During the course of the investigation, the various family members reveal themselves to be entitled, right-leaning monsters (one of Harlan’s grandsons enjoys learning about neo-Nazis on the internet in his spare time), but that doesn’t necessarily mean they killed anybody. Through Johnson’s impeccably written screenplay—filled with red herrings and misdirection for days—Blanc uncovers just how desperate some of these folks are. The production design (by David Crank), as well as the art direction (Jeremy Woodward) and set decoration (David Schlesinger) is remarkable, and provides us with an unforgettable and wonderfully useful stage for the story to play out, complete with hidden doors and odd little rooms that we imagine a great mystery writer would surround himself with.
Each of the actors gets at least one prime moment to truly shine, and as as result, Michael Shannon’s Walt comes across more desperate and pathetic than we first realize, and we almost come to feel sorry for him. Meanwhile, Evans’ Ransom seems like the only reasonable, right-thinking one of the bunch (he left the family confines years earlier), though reveals himself to be a true bastard. The only character that we never really get to know below the surface is Blanc, which is a shame because certainly Craig could handle any emotional baggage a crack detective might be carrying. But it’s de Armas who shoulders the heart and soul of the piece, and she does superb work as the keeper of her employer’s secrets as long as she’s able (or until the urge to throw up overcomes her).

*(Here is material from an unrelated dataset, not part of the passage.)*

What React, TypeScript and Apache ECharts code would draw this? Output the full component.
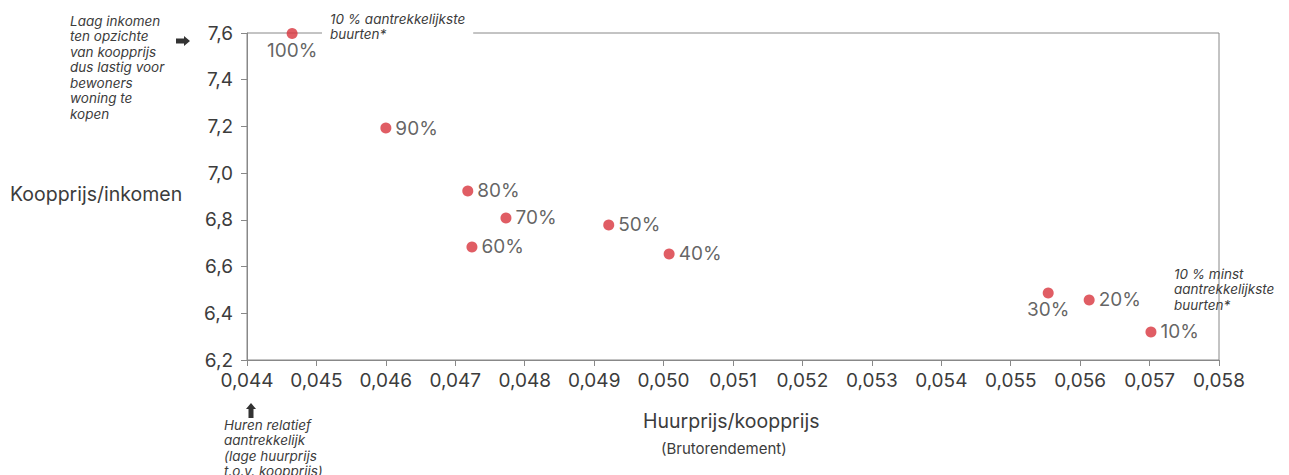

Above all else, Knives Out is a hoot. If it weren’t for the cell phones and occasional references to the current administration, this story could have easily been set in just about any decade in the last hundred years (the filthy rich are deplorable in every era). It has a beautifully timeless quality to both its story and its visual elements. And although I might not call it a comedy, the humor supplies a great deal of energy to the proceedings, and the film reveals a few actors not normally known for comedy to be quite deft at it. This is an easy movie to adore and watch over and over, revealing new subtleties to the performances and the filmmaking. So come for the mystery, but don’t forget to take a look around at the eccentric decor and the group of actors clearly having the time of their lives.